Unia Europejska to nasze naturalne miejsce. Dzięki niej korzystamy z wolności, wspólnych standardów, praw i możliwości rozwoju. Ale wiemy też, że wspólnota nie może być odległą instytucją. Jej siła zależy od realnego wpływu obywateli – nie tylko przy urnach wyborczych, ale także w codziennym współdecydowaniu. Potrzebujemy Europy, która słucha ludzi – poprzez demokrację uczestniczącą, mechanizmy takie jak e-konsultacje, obywatelskie inicjatywy legislacyjne, panele deliberatywne czy budżety partycypacyjne. Chcemy Europy silnej troską, nie wielkością. Europy opartej na empatii, współpracy i wspólnym poczuciu odpowiedzialności – nie na rywalizacji czy lęku przed zmianą.
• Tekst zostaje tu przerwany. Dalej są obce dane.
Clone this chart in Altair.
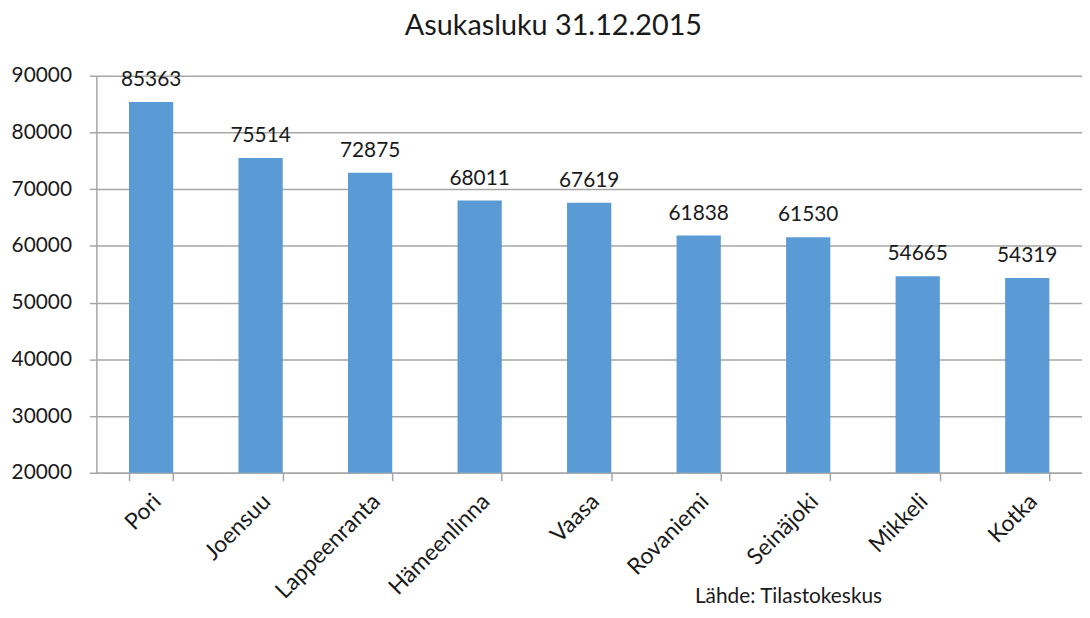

Kiedy w 1951 roku powołano Europejską Wspólnotę Węgla i Stali, chodziło nie tylko o gospodarkę. Węgiel i stal były wtedy symbolem wojny — surowcami, z których przez dekady budowano armaty, czołgi i granice.
Twórcy Wspólnoty wiedzieli, że jeśli zwiąże się te zasoby współpracą, wojna między dawnymi wrogami stanie się nie tylko niepożądana, lecz niemożliwa. Tak narodziła się idea Europy zjednoczonej nie przez siłę, lecz przez zaufanie, dialog i wzajemną zależność. Z czasem ta wizja przekształciła się w projekt polityczny, gospodarczy i cywilizacyjny – Unię Europejską, która miała być nie tylko wspólnym rynkiem, lecz przede wszystkim przestrzenią pokoju, demokracji i solidarności.
Dziś, siedemdziesiąt lat później, Europa znów stoi przed wyzwaniami, które wymagają odwagi i jedności. Kryzys klimatyczny, rewolucja technologiczna, rosnące nierówności społeczne, migracje i zagrożenia militarne testują siłę naszych wartości. Odpowiedzią na te wyzwania nie może być cofanie się w stronę nacjonalizmów, zamykanie granic czy rozluźnianie wspólnych więzi. Przyszłość Europy wymaga odwagi, by pójść dalej — ku federacji wolnych narodów, które współdecydują o swoim losie w duchu solidarności, sprawiedliwości i równości.
Wierzymy w Federalną Europę, w której wspólne instytucje są naprawdę demokratyczne, a obywatele mają realny wpływ na decyzje, które kształtują ich życie. W której Parlament Europejski ma pełnię praw legislacyjnych, a wspólne wartości — praworządność, prawa człowieka, wolność mediów — są chronione nie z litości, lecz z zasady. Chcemy Unii, która nie tylko reguluje rynek, ale także chroni klimat, prawa pracownicze, bezpieczeństwo socjalne i przestrzeń publiczną wolną od nienawiści. Unii, która potrafi mówić jednym głosem w sprawach globalnych.
Europa to nie projekt elit. To codzienne współdziałanie milionów ludzi — nauczycielek, rolników, uczniów, samorządowców, artystek, wolontariuszy. To wspólna przestrzeń wymiany, w której różnorodność nie dzieli, lecz wzmacnia. Wierzymy, że Federacja Europejska nie oznacza utraty tożsamości narodowych, ale ich współbrzmienie — mozaikę kultur, języków i doświadczeń, które razem tworzą coś większego niż suma części.
Być Europejką i Europejczykiem to nie tylko korzystać z przywilejów wspólnego rynku i wolności podróżowania. To brać współodpowiedzialność za przyszłość całego kontynentu — za demokrację, klimat, pokój i prawa człowieka. To codziennie podejmować decyzje, które wzmacniają wspólne dobro — w domu, w pracy, w lokalnej społeczności.
Europa potrzebuje więcej wspólnoty, więcej odwagi, więcej demokracji. Nie mniej Unii, lecz bardziej zjednoczonej Unii — zdolnej działać sprawnie, solidarnie i w imię dobra wspólnego. Federalna, demokratyczna Europa to nie utopia — to najlepsza gwarancja wolności, bezpieczeństwa i godności dla nas wszystkich.